Lehigh Valley Grand Prix races to support the Autism Society’s LV Chapter
By Lori McFerran | Special to Metromix
MetroMix Cover – April 2009
The fast and the furious, Allentown-style!
Sunday, April 5 was a day at the races but a day unlike any other. It was the first time the 6.5 hp Honda engines inside the GT3 Proline karts at the Lehigh Valley Grand Prix race track revved up for much more than pure, fast fun. This day, however, nine corporate teams competed in a threehour, relay-style heat that rendered financial support for the newly formed Lehigh Valley chapter of the Autism Society of America.
“We wanted to give something back by aligning ourselves with a good cause,” says Chris Cooper, who along with Mike Mc- Creary, founded the innovative Grand Prix racing enterprise in Allentown almost two years ago.
The Grand Prix has hosted fundraisers in the past for others, but never one if its own. The track is often used for birthday parties for a 10-15-year-old age group, and especially attracts adults ages 20-45 who simply like the sensation of speed. “They’re just big kids,” says Cooper.
For Sunday’s race, the teams each put up $500, with a portion of the fee going directly to autism information, research and referral. While the Lehigh Valley chapter of the ASA is brand new, the organization itself has a history dating back to 1964 when it was started by author Dr. Bernard Rimland and a handful of parents. ASA is dedicated to increasing public awareness about autism and the day-to-day issues faced by individuals with autism, their families and medical professionals.
The race was designed much like other events on the track, as a three-hour test of endurance. Each team has four to six drivers and each driver does a 15-minute stint behind the wheel, then pulls into the pit for a quick driver exchange. Not only does the race require excellent driving skills at top speeds (well, 45 mph feels fast in a gas-powered Sodi competition kart), it also calls for a supersmooth in-and-out of the vehicle since time is of the essence in this exciting race. The team that finishes the most laps in three hours wins the race.

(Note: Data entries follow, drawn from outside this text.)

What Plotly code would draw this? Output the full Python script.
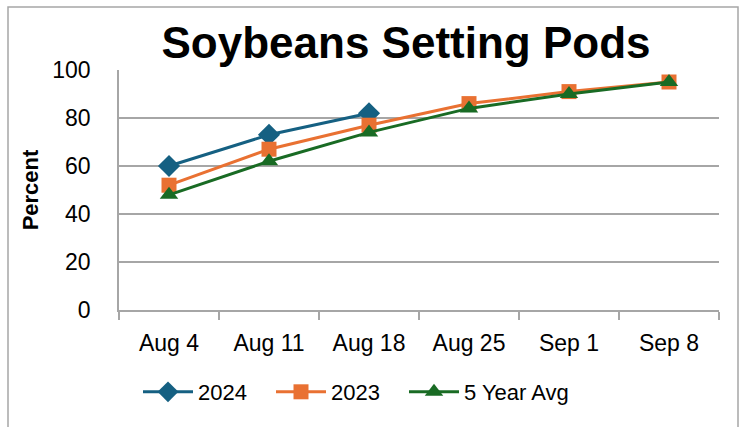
import plotly.graph_objects as go

categories = ["Aug 4", "Aug 11", "Aug 18", "Aug 25", "Sep 1", "Sep 8"]
y2024 = [60, 73, 82, None, None, None]
y2023 = [52, 67, 77, 86, 91, 95]
y5avg = [48, 62, 74, 84, 90, 95]
ytick_vals = [0, 20, 40, 60, 80, 100]

FONT = "Liberation Sans"

fig = go.Figure()
fig.add_trace(go.Scatter(x=categories, y=y2024, name="2024", mode="lines+markers",
                         line=dict(color="#156082", width=3), legend="legend",
                         marker=dict(symbol="diamond", size=17, color="#156082")))
fig.add_trace(go.Scatter(x=categories, y=y2023, name="2023", mode="lines+markers",
                         line=dict(color="#E97132", width=3), legend="legend2",
                         marker=dict(symbol="square", size=15, color="#E97132")))
fig.add_trace(go.Scatter(x=categories, y=y5avg, name="5 Year Avg", mode="lines+markers",
                         line=dict(color="#196B24", width=3), legend="legend3",
                         marker=dict(symbol="triangle-up", size=16, color="#196B24")))

def leg(px):
    return dict(orientation="h", x=(px - 119) / 600, xanchor="left", y=(310 - 392) / 240,
                yanchor="middle", font=dict(family=FONT, size=22), itemwidth=50,
                bgcolor="rgba(0,0,0,0)")

fig.update_layout(
    width=743, height=427,
    margin=dict(l=119, r=24, t=70, b=117, autoexpand=False),
    paper_bgcolor="white", plot_bgcolor="white",
    font=dict(family=FONT, size=22, color="black"),
    title=dict(text="<b>Soybeans Setting Pods</b>", x=(406) / 743, xanchor="center",
               y=1 - 43 / 427, yanchor="middle",
               font=dict(family=FONT, size=44, color="black")),
    showlegend=True,
    legend=leg(138), legend2=leg(271), legend3=leg(404),
    xaxis=dict(type="category", range=[-0.5, 5.5], showgrid=False, showline=True,
               linecolor="#A6A6A6", linewidth=1.5, ticks="outside", tickson="boundaries",
               ticklen=8, tickcolor="#A6A6A6", tickwidth=1.5, tickfont=dict(size=23),
               ticklabelstandoff=12, automargin=False),
    yaxis=dict(range=[0, 100], tickvals=ytick_vals, showgrid=True, gridcolor="#A6A6A6",
               gridwidth=1.5, showline=True, linecolor="#A6A6A6", linewidth=1.5,
               zeroline=False, tickfont=dict(size=23), ticks="", ticklabelstandoff=22,
               automargin=False,
               title=dict(text="<b>Percent</b>", font=dict(size=22), standoff=8)),
)

fig.add_shape(type="rect", xref="paper", yref="paper",
              x0=(8 - 119) / 600, x1=(738 - 119) / 600,
              y0=(310 - 440) / 240, y1=(310 - 7) / 240,
              line=dict(color="#A6A6A6", width=1.5), fillcolor="rgba(0,0,0,0)", layer="below")

fig.write_html("out.html", config={"displayModeBar": False},
               post_script="document.body.style.margin='0';")
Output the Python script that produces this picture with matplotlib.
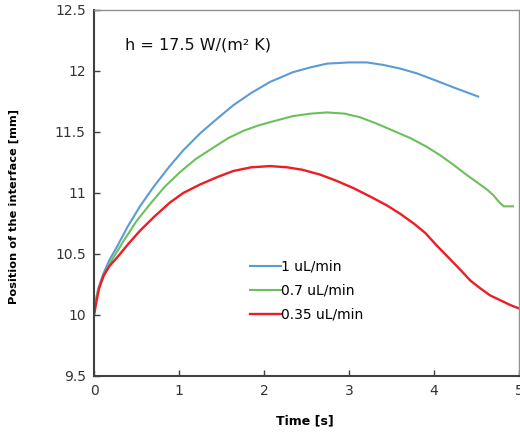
import matplotlib

matplotlib.use("Agg")
import matplotlib.pyplot as plt

# Values.
t_1 = [0.0, 0.02, 0.05, 0.11, 0.18, 0.27, 0.4, 0.54, 0.7, 0.89, 1.05, 1.25, 1.45, 1.64,
       1.85, 2.07, 2.34, 2.55, 2.74, 3.0, 3.21, 3.4, 3.6, 3.8, 3.99, 4.25, 4.52]
pos_1 = [10.06, 10.12, 10.22, 10.34, 10.45, 10.56, 10.73, 10.89, 11.05, 11.22, 11.35, 11.49,
         11.61, 11.72, 11.82, 11.91, 11.99, 12.03, 12.06, 12.07, 12.07, 12.05, 12.02, 11.98,
         11.93, 11.86, 11.79]

t_07 = [0.0, 0.02, 0.05, 0.11, 0.2, 0.35, 0.5, 0.66, 0.83, 1.01, 1.2, 1.40, 1.58, 1.76,
        1.92, 2.07, 2.34, 2.55, 2.74, 2.95, 3.13, 3.32, 3.52, 3.72, 3.91, 4.07, 4.23, 4.38,
        4.54, 4.62, 4.70, 4.76, 4.82, 4.93]
pos_07 = [10.04, 10.12, 10.21, 10.31, 10.44, 10.61, 10.77, 10.91, 11.05, 11.17, 11.28, 11.37,
          11.45, 11.51, 11.55, 11.58, 11.63, 11.65, 11.66, 11.65, 11.62, 11.57, 11.51, 11.45,
          11.38, 11.31, 11.23, 11.15, 11.07, 11.03, 10.98, 10.93, 10.89, 10.89]

t_035 = [0.0, 0.03, 0.06, 0.11, 0.18, 0.27, 0.4, 0.54, 0.7, 0.89, 1.05, 1.25, 1.45, 1.64,
         1.85, 2.07, 2.27, 2.45, 2.66, 2.85, 3.05, 3.25, 3.44, 3.6, 3.76, 3.9, 4.03, 4.17,
         4.31, 4.43, 4.54, 4.66, 4.78, 4.9, 5.01]
pos_035 = [10.0, 10.12, 10.22, 10.32, 10.40, 10.47, 10.58, 10.69, 10.80, 10.92, 11.00, 11.07,
           11.13, 11.18, 11.21, 11.22, 11.21, 11.19, 11.15, 11.10, 11.04, 10.97, 10.90, 10.83,
           10.75, 10.67, 10.57, 10.47, 10.37, 10.28, 10.22, 10.16, 10.12, 10.08, 10.05]

series_labels = ["1 uL/min", "0.7 uL/min", "0.35 uL/min"]
x_ticks = [0, 1, 2, 3, 4, 5]
y_ticks = [9.5, 10, 10.5, 11, 11.5, 12, 12.5]

fig = plt.figure(figsize=(5.2, 4.34), dpi=100)
ax = fig.add_axes([0.181, 0.134, 0.817, 0.843])

ax.plot(t_1, pos_1, color="#5B9BD5", lw=1.5, label=series_labels[0])
ax.plot(t_07, pos_07, color="#6CC05C", lw=1.5, label=series_labels[1])
ax.plot(t_035, pos_035, color="#EE1C24", lw=1.7, label=series_labels[2])

ax.set_xlim(0, 5)
ax.set_ylim(9.5, 12.5)
ax.set_xticks(x_ticks)
ax.set_yticks(y_ticks)
ax.set_yticklabels([f"{v:g}" for v in y_ticks])
ax.tick_params(direction="in", length=4, width=1, color="#404040",
               labelsize=10, labelcolor="#333333", pad=6)

for side in ("left", "bottom"):
    ax.spines[side].set_color("#404040")
    ax.spines[side].set_linewidth(1.5)
for side in ("top", "right"):
    ax.spines[side].set_color("#909090")
    ax.spines[side].set_linewidth(1.0)

ax.set_xlabel("Time [s]", fontsize=9, fontweight="bold")
ax.xaxis.set_label_coords(0.497, -0.105)
ax.set_ylabel("Position of the interface [mm]", fontsize=8.2, fontweight="bold")
ax.yaxis.set_label_coords(-0.176, 0.462)

ax.text(0.073, 0.891, "h = 17.5 W/(m² K)", transform=ax.transAxes, fontsize=11.5,
        color="#111111", va="baseline")

ax.legend(loc="upper left", bbox_to_anchor=(0.355, 0.333), frameon=False, fontsize=10,
          handlelength=2.2, handletextpad=0.0, labelspacing=0.72, borderaxespad=0)

fig.savefig("out.png", dpi=100, facecolor="white")
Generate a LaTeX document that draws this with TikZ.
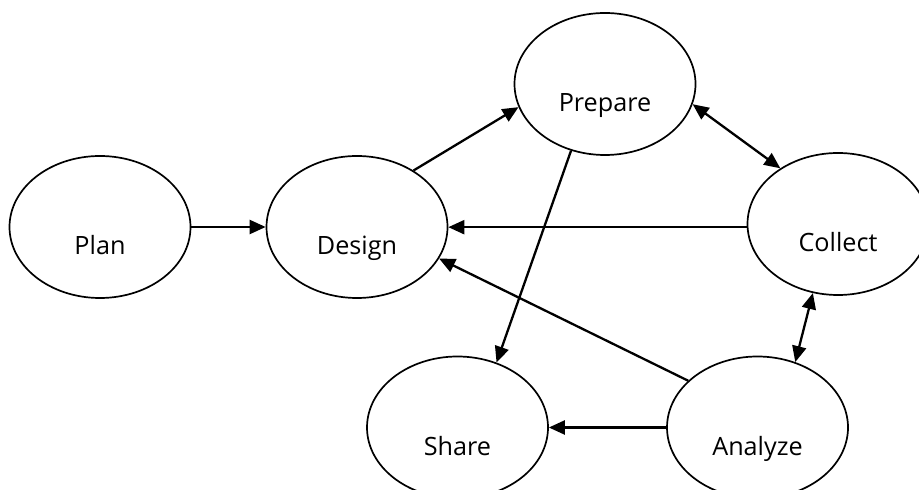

“It’s a position race against a running clock,” explains Cooper, who says that all nine teams are able to gas it up on the 10-track course at the same time. They can eye their progress via a 160″ projection screen mounted above the track that updates and posts standings throughout the race.
Meanwhile, friends, colleagues and the other team members cheer the drivers on from the sidelines in an adrenalin-charged atmosphere hardly experienced anywhere outside of Indianapolis.
Cooper explains that each lap on the track equals ¼ mile, and in the course of a three-hour race, drivers could cover about 300 laps. “That’s about 75 miles,” he says.
Speaking of “big kids,” Cooper admits that he and McCreary occasionally slip into the karts themselves and race each other. “We do that quite a bit. We used to do it a whole lot when we first opened the track,” says Cooper. “We’re very competitive.”